What do you need to watch the solar eclipse?
The most important thing to keep in mind is that proper eye protection must be worn at all times when observing an eclipse. Solar eclipse glasses are essential as they allow only one-millionth of the Sun’s light through while filtering out harmful UV and infrared light that can cause eye damage. The only time you can remove the glasses is during totality.

How can you get glasses?
The staff of Vanderbilt’s Dyer Observatory will be on campus Thursday, Apr. 4 (weather permitting) to provide free solar eclipse glasses and eclipse information to students, faculty and staff. The Dyer team will also set up solar telescopes on Alumni Lawn to give passers-by an up-close view of our own dynamic star, the Sun. Follow Dyer on Facebook, X and Instagram to see when and where you can find them on campus!

exterior view of Dyer Observatory at night
Vanderbilt Dyer Observatory

Visit Dyer
Dyer Observatory will host a public open house on Friday, Apr. 5. Visitors can explore exhibits, observe Venus and the Sun with Dyer’s telescopes, grab a pair of eclipse glasses, get answers to astronomy questions, and more. Follow Dyer on Eventbrite for upcoming details on free tickets for the event.

To learn even more about the upcoming eclipse, check out Dyer’s recent Meet the Astronomer talk, which was livestreamed on Mar. 28.

What’s next?
Eclipses occur more often than one might think.

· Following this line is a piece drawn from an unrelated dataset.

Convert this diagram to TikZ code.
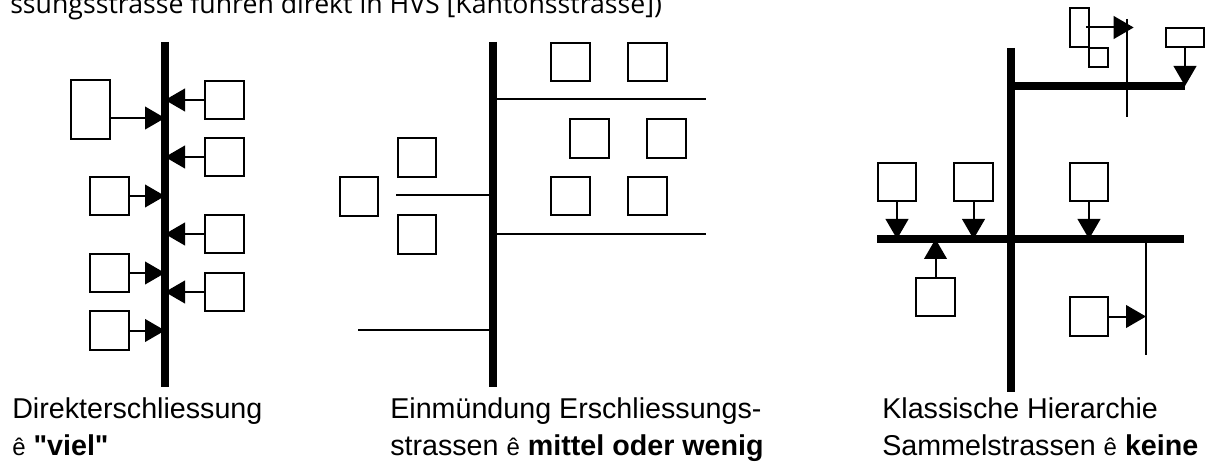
\documentclass[tikz,border=0pt]{standalone}
\usepackage{fontspec}
\setmainfont{Liberation Sans}
\newfontfamily\headfont{Open Sans}
\usetikzlibrary{arrows.meta}

\begin{document}
\begin{tikzpicture}[x=0.75pt,y=-0.75pt,
  lot/.style={draw,line width=1.5pt,inner sep=0pt,minimum width=29pt,minimum height=29pt},
  road/.style={line width=6pt},
  lane/.style={line width=1.5pt},
  feed/.style={line width=1.5pt,-{Triangle[length=15pt,width=17pt]}},
  caption/.style={anchor=base west,inner sep=0pt,font=\fontsize{21.5}{25}\selectfont}]

\useasboundingbox (0,0) rectangle (1212,466);

% Heading line, cut off at the top
\node[anchor=base west,inner sep=0pt,font=\headfont\fontsize{20}{22}\selectfont]
  (head) at (10,14) {ssungsstrasse führen direkt in HVS [Kantonsstrasse])};

% ---- Direkterschliessung ----
\coordinate (a0) at (165,42);
\coordinate (a1) at (165,387);
\draw[road] (a0) -- (a1);

% Lots to the left
\node[lot,minimum height=44pt] (A1) at (90.5,109.5) {};
\node[lot] (A2) at (109.5,196) {};
\node[lot] (A3) at (109.5,273) {};
\node[lot] (A4) at (109.5,330.5) {};

% Lots to the right
\node[lot] (A5) at (224.5,100) {};
\node[lot] (A6) at (224.5,157) {};
\node[lot] (A7) at (224.5,234) {};
\node[lot] (A8) at (224.5,292) {};

\draw[feed] ([yshift=-6.4pt]A1.east) -- ([yshift=-6.4pt]A1.east -| a0);
\draw[feed] (A2.east) -- (A2.east -| a0);
\draw[feed] (A3.east) -- (A3.east -| a0);
\draw[feed] (A4.east) -- (A4.east -| a0);
\draw[feed] (A5.west) -- (A5.west -| a0);
\draw[feed] (A6.west) -- (A6.west -| a0);
\draw[feed] (A7.west) -- (A7.west -| a0);
\draw[feed] (A8.west) -- (A8.west -| a0);

\node[caption] (capA) at (12,418) {Direkterschliessung};
\node[caption] (capA') at (12,455)
  {{\fontsize{18}{18}\selectfont ê} \textbf{\textquotedbl viel\textquotedbl}};

% ---- Einmuendung Erschliessungsstrassen ----
\coordinate (b0) at (493,42);
\coordinate (b1) at (493,387);
\draw[road] (b0) -- (b1);

% Side streets
\coordinate (b2) at (706,99);
\coordinate (b3) at (706,234);
\coordinate (b4) at (396,195);
\coordinate (b5) at (358,330);
\draw[lane] (b2 -| b0) -- (b2);
\draw[lane] (b3 -| b0) -- (b3);
\draw[lane] (b4 -| b0) -- (b4);
\draw[lane] (b5 -| b0) -- (b5);

% Lots along the side streets
\node[lot] (B1) at (570.5,62) {};
\node[lot] (B2) at (647.5,62) {};
\node[lot] (B3) at (589.5,138.5) {};
\node[lot] (B4) at (666.5,138.5) {};
\node[lot] (B5) at (570.5,196) {};
\node[lot] (B6) at (647.5,196) {};
\node[lot] (B7) at (417,157.5) {};
\node[lot] (B8) at (417,234.5) {};
\node[lot] (B9) at (359,196.5) {};

\node[caption] (capB) at (390,418) {Einmündung Erschliessungs-};
\node[caption] (capB') at (390,455)
  {strassen {\fontsize{18}{18}\selectfont ê} \textbf{mittel oder wenig}};

% ---- Klassische Hierarchie ----
\coordinate (c0) at (1011,48);
\coordinate (c1) at (1011,392);
\coordinate (c2) at (1185,86);
\coordinate (c3) at (877,239);
\coordinate (c4) at (1184,239);
\draw[road] (c0) -- (c1);
\draw[road] (c2 -| c0) -- (c2);
\draw[road] (c3) -- (c4);

% Access lanes
\coordinate (c5) at (1127,19);
\coordinate (c6) at (1127,117);
\coordinate (c7) at (1146,239);
\coordinate (c8) at (1146,355);
\draw[lane] (c5) -- (c6);
\draw[lane] (c7) -- (c8);

% Lots
\node[lot,minimum width=14.5pt,minimum height=29.5pt] (C1) at (1079.5,27.5) {};
\node[lot,minimum width=14.5pt,minimum height=14.5pt] (C2) at (1098.5,57.5) {};
\node[lot,minimum height=14.5pt] (C3) at (1185,37.5) {};
\node[lot] (C4) at (897,182) {};
\node[lot] (C5) at (973.5,182) {};
\node[lot] (C6) at (1089,182) {};
\node[lot] (C7) at (935.5,297) {};
\node[lot] (C8) at (1089,316.5) {};

\draw[feed] ([xshift=5pt]C1.center) -- ([xshift=5pt]C1.center -| c5);
\draw[feed] (C3.south) -- (C3.south |- c2);
\draw[feed] (C4.south) -- (C4.south |- c3);
\draw[feed] (C5.south) -- (C5.south |- c3);
\draw[feed] (C6.south) -- (C6.south |- c3);
\draw[feed] (C7.north) -- (C7.north |- c3);
\draw[feed] (C8.east) -- (C8.east -| c7);

\node[caption] (capC) at (882,418) {Klassische Hierarchie};
\node[caption] (capC') at (882,455)
  {Sammelstrassen {\fontsize{18}{18}\selectfont ê} \textbf{keine}};

\end{tikzpicture}
\end{document}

Though the Moon comes almost between the Earth and Sun once a month during its new phase, the Moon’s inclined orbit usually places it slightly above or below the Sun in our sky. As a result, its shadow usually misses Earth. But, roughly every six months, a portion of Earth does pass through the lunar shadow. Last October, we witnessed a partial solar eclipse in Middle Tennessee. For Nashville and much of the U.S., the next partial solar eclipse won’t be visible until 2028.